A month of Sundays. My brain translates this as a long time, but I do not ever remember rounding it down to six months until recently. It has a country feel to it that I associate with the time from starting back up from winter until harvest is over. It also has a hint that the men only came to church when the fields were resting. I probably saw it in an old Western and took it as gospel.

Since my brain appears to be actively pursuing excuses not to write a book, it has come up with another blog option called a Month of Sunday’s in which I summarize what I heard at church the last month. I have had worse ideas. And I followed through on some of those, so I will at least try this one once. I would rather not just regurgitate what I heard, so I will try to personalize it as much as I can.

Our pastor has been going through Revelations and he got to the really exciting (sarcasm?) part where two witnesses come to share the gospel with everyone who is left. I always associated the two witnesses with Moses and Elijah representing the Law and the Prophets, and although neither they nor the other writers of the Old Testament were around to see Jesus, everything they wrote pointed His way. The most unique point of the sermon was showing a live feed from the wailing wall where these two will be in the future and to see how the whole world will be able to see it happen live as they are killed, lay dead, and then rise again. It is so sad that the people of that time see this and still reject God.

Once a month someone at our campus takes a turn preaching and the most personal aspect of that sermon was the video before it talking about a missionary’s journey to a country that my colleagues are trying to get some work in. I decided I would look up the missionary if I ever get there. The key phrase from the lesson was Christ telling the woman “Neither do I condemn you.” I love that story, it reminds me my role is not to judge others or avenge, but to love. Christ must be my source for love, because I know I have a hard time moving past the sin nature judgements of everyone I encounter. I want to love everyone and I want to show it to everyone, but often times I am not strong enough alone.

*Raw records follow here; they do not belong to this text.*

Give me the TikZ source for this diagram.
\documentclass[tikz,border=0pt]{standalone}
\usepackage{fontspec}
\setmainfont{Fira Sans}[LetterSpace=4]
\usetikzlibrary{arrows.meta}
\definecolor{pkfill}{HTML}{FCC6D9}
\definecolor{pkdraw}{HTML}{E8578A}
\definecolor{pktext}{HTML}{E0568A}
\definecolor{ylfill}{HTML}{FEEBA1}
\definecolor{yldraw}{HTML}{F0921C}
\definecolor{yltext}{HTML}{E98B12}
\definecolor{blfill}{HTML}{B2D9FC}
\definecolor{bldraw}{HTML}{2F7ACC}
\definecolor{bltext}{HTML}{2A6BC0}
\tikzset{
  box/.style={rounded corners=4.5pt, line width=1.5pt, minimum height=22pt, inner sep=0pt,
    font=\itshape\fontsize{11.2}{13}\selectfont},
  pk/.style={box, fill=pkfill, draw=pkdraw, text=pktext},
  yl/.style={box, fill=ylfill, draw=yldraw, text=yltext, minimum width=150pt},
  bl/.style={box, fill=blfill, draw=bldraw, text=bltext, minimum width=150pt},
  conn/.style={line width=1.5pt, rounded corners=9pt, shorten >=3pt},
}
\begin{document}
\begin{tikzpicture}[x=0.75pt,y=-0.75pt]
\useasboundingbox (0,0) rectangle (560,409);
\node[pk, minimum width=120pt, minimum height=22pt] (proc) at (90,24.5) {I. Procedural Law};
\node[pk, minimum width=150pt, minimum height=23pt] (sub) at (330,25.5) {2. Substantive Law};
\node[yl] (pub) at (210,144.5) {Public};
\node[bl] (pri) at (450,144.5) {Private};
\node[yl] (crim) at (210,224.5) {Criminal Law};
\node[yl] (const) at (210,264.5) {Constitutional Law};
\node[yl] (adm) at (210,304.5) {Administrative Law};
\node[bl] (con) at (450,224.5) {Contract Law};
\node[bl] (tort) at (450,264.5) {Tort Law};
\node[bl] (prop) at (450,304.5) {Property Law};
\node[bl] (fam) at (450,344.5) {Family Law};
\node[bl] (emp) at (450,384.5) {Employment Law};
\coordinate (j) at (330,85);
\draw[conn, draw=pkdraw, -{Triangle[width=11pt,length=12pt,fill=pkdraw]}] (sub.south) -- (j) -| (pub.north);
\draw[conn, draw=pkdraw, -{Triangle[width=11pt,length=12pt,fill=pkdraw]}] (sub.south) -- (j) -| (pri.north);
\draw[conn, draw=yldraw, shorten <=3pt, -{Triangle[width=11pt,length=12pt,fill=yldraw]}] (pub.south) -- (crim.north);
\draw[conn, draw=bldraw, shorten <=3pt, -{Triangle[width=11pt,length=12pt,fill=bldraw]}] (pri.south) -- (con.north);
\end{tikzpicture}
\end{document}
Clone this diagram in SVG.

The morning before the freeze, our pastor led a service about gratitude. It was timely as we had a good week to learn about what we should be grateful for. It was almost comical how he tried to finish in a flurry only to come back to it the next week to reinforce the lessons from the week. From the first week, I really wanted to start journaling those things that I should praise God for in my life. When I was little, I was taught to journal facts. I was encouraged to include feelings (and not just irritations). But even when I was journaling prayer requests, I never really looked forward to looking at the list again and was not praising God when prayers were answered. One of the challenges to attempt when things go wrong was to 1) assess damage and make repairs, 2) determine current position, and 3) Fix a new path forward. It jives with how I wanted to start each day, but I never thought of it in quite that way.

The final lesson was to be desperate for God with great joy, encouragement, and refreshment based on a couple verses in Philemon. I am not sure that has quite sunk in yet, but I think I was distracted trying to remember all the things I wanted to praise God about from the previous week. Maybe next month I should hold off before completing this task.

A month of Sunday’s ago, we were hoping to get school started on time and recover our lives from the chaos that was our government’s “fly by the seat of your pants” effort to control the spread of a disease that hindsight’s says we should have been prepared for. As new data comes out, we are further convinced that Big D had this in January last year when she tested negative for flu and strep but was really sick. The world is probably no more messed up than it was six months ago, but it certainly feels like we should be in a better place now that then. In many ways our world has been changed forever, but in some ways it has not changed since Adam and Eve’s encounter with the serpent. I need God in ways I do not understand and while I do not like the negative connotation of “desperate”, I think I can identify.